[Begin]

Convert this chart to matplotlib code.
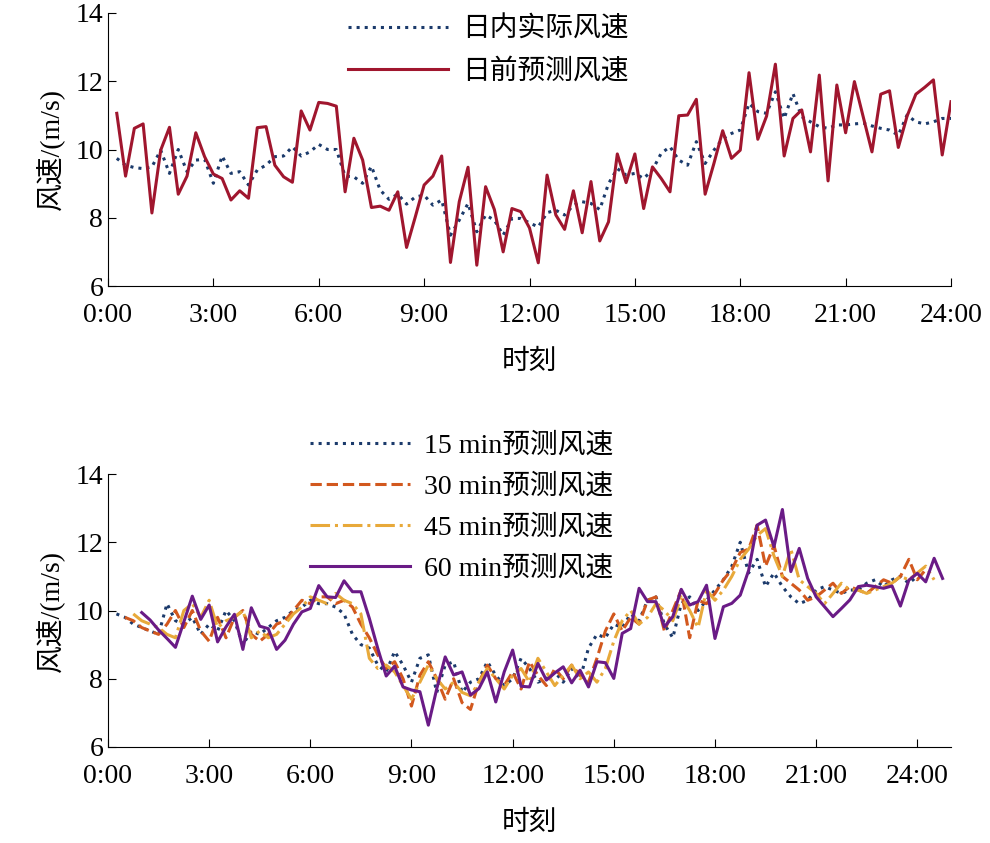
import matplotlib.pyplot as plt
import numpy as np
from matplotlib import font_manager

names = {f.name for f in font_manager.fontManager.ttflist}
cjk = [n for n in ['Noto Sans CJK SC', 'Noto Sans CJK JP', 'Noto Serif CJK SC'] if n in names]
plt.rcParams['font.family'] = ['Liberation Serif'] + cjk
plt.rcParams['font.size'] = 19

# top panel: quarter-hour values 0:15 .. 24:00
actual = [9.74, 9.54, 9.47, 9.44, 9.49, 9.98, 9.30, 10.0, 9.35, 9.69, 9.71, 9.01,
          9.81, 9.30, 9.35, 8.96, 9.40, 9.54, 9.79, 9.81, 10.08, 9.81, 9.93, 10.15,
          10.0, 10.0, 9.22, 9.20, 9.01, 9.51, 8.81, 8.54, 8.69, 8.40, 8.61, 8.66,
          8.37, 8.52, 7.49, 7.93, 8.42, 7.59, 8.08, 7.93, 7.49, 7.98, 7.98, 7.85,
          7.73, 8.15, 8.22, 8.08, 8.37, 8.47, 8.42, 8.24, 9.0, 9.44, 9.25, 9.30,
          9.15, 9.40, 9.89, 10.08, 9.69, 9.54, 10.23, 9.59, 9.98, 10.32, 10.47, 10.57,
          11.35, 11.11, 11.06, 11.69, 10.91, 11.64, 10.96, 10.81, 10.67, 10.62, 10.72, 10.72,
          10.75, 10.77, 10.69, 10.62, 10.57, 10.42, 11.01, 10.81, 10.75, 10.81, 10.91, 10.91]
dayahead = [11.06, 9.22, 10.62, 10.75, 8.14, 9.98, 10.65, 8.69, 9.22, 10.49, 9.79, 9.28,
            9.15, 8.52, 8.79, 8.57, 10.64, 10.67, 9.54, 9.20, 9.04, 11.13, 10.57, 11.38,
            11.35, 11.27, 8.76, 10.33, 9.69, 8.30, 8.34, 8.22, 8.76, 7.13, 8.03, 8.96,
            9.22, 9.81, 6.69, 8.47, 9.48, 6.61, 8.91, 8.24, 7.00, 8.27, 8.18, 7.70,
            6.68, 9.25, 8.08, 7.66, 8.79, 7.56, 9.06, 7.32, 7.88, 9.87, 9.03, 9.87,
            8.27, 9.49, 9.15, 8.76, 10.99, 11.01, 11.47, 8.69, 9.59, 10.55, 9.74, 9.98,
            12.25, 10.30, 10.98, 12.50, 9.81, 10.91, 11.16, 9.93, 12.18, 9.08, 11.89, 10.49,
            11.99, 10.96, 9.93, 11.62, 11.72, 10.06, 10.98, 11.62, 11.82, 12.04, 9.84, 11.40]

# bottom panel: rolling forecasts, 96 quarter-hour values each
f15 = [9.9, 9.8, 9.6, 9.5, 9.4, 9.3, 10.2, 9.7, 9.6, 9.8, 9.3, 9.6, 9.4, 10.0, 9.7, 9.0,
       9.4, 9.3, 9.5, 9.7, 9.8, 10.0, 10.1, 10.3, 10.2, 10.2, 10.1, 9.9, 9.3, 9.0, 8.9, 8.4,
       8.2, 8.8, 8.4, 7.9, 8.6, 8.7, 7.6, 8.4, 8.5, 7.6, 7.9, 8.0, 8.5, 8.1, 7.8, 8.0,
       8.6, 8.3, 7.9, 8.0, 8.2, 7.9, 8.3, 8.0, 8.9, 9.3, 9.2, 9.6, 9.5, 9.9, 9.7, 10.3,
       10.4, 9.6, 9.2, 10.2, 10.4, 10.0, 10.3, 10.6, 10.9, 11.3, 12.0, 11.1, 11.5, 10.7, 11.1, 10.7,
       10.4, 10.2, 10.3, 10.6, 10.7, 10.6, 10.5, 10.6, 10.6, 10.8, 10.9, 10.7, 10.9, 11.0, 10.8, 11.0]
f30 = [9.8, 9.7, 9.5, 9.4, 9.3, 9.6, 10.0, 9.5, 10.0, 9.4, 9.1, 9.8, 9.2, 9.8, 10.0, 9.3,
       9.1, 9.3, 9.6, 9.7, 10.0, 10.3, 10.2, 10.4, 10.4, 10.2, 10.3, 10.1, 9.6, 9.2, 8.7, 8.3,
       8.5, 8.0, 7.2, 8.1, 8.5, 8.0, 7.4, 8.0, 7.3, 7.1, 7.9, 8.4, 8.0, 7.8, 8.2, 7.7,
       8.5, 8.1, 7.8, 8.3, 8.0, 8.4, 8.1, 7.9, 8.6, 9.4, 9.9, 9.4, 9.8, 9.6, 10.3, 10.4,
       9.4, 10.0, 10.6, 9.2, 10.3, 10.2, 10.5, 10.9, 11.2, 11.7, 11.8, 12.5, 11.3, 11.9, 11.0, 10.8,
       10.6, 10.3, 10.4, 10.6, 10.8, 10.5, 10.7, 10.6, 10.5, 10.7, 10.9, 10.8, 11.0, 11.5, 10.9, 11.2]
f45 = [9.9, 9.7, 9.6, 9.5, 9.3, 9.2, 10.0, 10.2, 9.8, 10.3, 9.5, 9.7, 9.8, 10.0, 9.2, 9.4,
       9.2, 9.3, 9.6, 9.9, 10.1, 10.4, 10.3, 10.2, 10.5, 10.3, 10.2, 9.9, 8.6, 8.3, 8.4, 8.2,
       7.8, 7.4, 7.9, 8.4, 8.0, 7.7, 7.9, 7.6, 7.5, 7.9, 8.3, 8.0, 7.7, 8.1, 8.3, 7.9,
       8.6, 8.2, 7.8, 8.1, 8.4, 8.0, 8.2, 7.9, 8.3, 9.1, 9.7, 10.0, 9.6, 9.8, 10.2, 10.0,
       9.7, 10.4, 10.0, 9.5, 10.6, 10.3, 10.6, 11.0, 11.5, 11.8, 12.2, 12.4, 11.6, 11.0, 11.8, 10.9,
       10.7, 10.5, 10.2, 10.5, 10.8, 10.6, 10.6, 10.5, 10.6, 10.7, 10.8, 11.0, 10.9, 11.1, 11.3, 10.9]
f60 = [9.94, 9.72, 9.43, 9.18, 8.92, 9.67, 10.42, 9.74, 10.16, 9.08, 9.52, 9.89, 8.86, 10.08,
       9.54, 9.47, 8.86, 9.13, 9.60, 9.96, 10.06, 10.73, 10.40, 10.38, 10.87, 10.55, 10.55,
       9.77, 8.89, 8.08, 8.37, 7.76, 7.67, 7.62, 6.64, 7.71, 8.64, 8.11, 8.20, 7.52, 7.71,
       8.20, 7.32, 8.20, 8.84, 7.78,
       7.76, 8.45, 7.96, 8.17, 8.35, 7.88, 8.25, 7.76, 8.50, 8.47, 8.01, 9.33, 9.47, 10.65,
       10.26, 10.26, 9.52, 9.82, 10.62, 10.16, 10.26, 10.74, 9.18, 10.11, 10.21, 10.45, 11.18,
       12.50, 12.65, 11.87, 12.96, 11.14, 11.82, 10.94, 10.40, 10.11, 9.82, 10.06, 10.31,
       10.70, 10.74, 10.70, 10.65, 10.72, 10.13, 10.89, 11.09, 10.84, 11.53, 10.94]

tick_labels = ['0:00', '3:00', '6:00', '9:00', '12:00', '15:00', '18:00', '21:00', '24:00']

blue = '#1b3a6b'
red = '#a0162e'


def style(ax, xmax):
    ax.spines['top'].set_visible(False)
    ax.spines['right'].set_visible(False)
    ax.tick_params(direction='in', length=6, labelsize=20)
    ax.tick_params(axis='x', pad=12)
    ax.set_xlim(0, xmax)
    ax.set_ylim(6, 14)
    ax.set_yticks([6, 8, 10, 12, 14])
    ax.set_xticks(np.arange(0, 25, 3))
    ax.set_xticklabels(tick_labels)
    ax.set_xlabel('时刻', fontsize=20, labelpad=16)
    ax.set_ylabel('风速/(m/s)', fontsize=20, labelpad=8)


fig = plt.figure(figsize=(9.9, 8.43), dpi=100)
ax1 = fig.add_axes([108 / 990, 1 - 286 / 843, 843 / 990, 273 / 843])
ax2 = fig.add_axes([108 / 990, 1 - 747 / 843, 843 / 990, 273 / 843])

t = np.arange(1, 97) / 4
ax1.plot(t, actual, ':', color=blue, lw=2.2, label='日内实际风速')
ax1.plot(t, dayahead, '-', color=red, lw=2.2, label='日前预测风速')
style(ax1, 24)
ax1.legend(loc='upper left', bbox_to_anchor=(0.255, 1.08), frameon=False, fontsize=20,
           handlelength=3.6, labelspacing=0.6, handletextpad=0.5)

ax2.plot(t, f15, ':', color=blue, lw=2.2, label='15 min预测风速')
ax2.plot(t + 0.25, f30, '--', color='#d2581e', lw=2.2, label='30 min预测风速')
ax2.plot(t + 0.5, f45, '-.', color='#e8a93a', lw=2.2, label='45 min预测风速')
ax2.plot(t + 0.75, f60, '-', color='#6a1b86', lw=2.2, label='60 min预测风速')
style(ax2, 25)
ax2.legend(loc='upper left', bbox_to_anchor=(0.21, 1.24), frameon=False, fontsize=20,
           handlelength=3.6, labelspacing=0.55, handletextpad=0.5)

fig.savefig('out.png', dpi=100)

[End]

#### Short task:
Repeat, word for word and with no pictures, only the lines running from the beginning of the data to the line that contains "from matplotlib import font_manager".

#### Output for this task:
Convert this chart to matplotlib code.
import matplotlib.pyplot as plt
import numpy as np
from matplotlib import font_manager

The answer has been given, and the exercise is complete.